» **GIVEN INSTRUCTION**
Check each line below for the word "script" and give the number of lines that have it, nothing more.

» **RECORDS TO PROCESS**
§ §

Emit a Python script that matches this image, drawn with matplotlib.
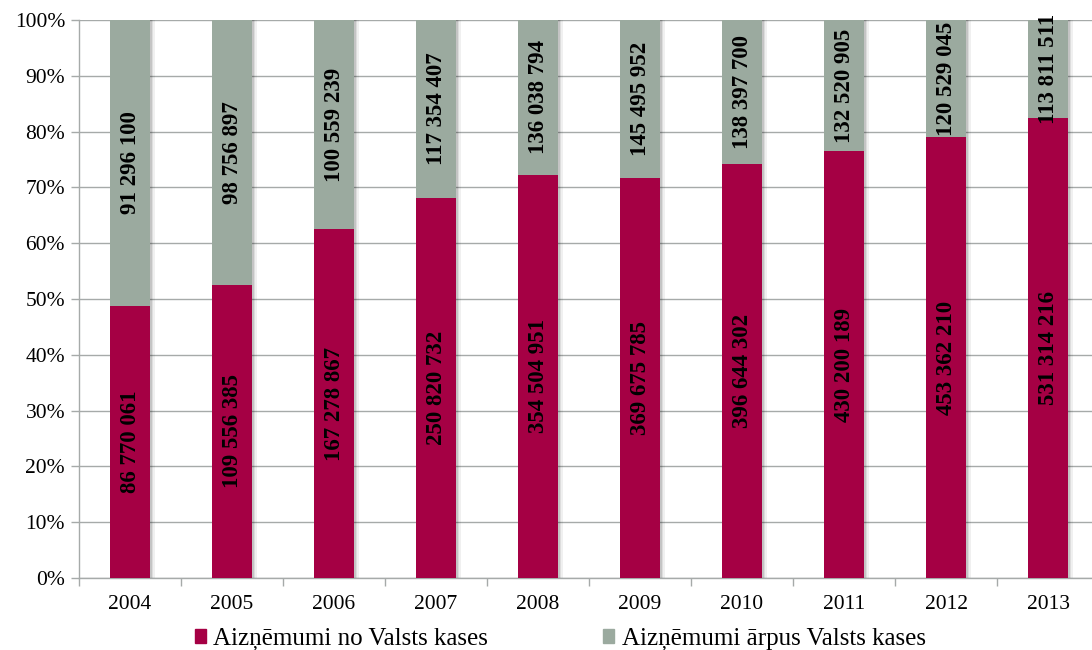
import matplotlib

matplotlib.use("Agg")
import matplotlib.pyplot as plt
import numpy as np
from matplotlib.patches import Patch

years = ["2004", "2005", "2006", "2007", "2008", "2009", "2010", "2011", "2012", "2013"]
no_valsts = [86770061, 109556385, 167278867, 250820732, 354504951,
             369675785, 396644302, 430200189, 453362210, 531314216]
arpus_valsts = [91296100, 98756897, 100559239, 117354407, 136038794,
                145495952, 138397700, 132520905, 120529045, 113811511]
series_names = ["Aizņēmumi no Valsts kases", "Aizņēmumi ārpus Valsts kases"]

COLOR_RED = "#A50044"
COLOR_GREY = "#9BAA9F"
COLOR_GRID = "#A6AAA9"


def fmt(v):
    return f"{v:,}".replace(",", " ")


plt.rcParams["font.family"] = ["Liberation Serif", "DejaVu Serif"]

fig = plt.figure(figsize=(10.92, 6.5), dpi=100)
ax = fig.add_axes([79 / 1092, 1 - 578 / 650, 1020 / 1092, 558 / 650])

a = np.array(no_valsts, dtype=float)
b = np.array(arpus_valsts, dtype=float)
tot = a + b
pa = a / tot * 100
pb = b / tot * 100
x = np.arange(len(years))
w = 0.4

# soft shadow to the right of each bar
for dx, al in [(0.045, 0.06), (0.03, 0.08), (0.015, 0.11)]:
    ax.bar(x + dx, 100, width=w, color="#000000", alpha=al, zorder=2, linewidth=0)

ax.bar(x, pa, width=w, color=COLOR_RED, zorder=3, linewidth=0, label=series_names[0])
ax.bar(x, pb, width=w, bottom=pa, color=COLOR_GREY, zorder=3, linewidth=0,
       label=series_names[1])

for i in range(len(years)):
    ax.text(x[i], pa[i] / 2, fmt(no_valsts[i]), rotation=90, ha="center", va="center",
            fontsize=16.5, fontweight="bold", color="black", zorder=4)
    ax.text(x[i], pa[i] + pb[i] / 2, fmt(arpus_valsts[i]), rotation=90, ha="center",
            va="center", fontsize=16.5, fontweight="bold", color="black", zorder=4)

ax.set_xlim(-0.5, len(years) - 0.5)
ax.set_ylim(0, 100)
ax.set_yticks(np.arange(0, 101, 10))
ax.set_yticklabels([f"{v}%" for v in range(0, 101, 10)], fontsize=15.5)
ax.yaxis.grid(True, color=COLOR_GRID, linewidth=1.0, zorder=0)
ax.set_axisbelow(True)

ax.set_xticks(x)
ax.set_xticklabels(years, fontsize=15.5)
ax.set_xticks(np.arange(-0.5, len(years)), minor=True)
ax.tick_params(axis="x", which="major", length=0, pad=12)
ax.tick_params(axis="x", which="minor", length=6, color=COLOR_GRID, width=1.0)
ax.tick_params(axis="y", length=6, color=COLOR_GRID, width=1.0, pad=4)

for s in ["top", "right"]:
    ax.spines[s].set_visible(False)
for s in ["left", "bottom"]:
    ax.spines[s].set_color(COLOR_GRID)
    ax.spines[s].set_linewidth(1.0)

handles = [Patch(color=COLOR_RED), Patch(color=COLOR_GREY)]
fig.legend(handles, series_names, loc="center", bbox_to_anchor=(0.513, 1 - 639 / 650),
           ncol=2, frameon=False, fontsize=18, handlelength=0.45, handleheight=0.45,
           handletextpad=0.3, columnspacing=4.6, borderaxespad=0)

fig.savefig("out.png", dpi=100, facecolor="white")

§ §

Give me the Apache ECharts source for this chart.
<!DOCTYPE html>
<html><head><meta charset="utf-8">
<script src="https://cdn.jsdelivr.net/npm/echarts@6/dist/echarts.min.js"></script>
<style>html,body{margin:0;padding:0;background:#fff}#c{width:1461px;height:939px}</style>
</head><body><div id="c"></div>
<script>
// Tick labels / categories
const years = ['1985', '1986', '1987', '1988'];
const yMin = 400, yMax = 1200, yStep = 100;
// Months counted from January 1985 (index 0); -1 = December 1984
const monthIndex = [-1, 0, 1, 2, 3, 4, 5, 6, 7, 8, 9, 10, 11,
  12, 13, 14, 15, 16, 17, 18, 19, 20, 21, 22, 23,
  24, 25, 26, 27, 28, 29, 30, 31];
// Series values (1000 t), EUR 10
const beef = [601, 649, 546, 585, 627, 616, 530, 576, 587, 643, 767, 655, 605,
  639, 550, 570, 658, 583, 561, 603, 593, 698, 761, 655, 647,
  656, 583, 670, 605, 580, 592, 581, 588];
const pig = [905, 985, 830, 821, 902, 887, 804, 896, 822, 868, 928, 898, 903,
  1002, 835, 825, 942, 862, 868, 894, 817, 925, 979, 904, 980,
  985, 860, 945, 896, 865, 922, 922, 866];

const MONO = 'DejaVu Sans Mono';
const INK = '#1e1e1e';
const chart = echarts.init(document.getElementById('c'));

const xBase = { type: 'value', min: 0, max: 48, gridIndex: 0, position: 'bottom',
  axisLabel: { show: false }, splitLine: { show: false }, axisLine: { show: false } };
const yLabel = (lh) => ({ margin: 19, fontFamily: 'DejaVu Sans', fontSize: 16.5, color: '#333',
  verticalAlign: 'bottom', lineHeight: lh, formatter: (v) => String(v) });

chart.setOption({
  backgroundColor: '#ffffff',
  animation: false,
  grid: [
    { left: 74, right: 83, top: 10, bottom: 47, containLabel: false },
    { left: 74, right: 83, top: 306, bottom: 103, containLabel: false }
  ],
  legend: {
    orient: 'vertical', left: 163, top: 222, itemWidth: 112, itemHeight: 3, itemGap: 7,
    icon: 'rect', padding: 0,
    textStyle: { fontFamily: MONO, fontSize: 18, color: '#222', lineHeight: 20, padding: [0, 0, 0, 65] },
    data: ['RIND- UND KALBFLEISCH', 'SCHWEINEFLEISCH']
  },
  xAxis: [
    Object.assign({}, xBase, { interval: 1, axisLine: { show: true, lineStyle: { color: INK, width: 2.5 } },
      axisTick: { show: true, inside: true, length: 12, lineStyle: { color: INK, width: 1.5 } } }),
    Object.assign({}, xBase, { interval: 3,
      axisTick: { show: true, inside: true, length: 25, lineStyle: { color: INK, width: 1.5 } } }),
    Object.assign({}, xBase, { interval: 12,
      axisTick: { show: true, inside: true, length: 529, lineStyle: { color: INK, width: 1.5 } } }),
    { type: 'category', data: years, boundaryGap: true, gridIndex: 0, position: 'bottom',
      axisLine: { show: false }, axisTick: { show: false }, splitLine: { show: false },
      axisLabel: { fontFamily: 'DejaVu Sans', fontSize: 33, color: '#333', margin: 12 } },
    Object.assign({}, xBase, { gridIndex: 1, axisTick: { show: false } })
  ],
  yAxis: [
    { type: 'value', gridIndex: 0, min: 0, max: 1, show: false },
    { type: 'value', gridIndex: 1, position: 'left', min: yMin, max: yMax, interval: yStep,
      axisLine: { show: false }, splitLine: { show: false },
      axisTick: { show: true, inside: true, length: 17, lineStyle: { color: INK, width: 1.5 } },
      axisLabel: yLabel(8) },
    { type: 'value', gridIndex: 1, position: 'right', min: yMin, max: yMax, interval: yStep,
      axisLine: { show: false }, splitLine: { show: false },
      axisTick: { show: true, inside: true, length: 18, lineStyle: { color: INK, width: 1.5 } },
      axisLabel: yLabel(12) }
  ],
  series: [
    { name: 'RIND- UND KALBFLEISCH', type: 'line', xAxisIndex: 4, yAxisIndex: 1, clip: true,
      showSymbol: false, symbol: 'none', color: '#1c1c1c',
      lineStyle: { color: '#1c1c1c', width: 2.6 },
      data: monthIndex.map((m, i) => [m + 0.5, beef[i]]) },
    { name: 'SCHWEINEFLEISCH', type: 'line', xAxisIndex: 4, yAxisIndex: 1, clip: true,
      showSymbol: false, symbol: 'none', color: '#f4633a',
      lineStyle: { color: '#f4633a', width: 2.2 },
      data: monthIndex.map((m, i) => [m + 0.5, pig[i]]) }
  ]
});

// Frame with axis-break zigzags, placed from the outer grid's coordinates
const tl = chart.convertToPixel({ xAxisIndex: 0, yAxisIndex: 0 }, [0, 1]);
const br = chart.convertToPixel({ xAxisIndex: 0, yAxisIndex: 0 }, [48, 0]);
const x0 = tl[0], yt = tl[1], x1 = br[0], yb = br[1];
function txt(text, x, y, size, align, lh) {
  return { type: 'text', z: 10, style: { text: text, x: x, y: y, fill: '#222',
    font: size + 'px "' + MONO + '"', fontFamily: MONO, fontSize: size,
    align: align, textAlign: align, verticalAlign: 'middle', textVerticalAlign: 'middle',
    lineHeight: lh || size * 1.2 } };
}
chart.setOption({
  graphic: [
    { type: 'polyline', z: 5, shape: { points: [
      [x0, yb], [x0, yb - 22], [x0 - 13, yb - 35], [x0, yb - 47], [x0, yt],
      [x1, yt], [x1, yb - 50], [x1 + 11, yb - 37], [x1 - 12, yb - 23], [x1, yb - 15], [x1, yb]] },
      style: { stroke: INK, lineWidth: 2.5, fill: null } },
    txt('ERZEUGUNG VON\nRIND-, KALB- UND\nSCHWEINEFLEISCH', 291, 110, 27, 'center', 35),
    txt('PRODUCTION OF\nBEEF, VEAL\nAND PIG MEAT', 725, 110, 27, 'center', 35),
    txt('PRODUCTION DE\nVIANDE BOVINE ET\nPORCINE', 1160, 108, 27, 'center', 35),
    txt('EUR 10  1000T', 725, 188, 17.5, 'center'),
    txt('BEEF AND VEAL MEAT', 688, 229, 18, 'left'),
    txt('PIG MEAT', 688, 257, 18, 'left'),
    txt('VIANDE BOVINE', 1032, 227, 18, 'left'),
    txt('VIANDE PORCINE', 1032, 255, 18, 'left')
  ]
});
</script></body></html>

§ §

» **FINISHED ANSWER**
4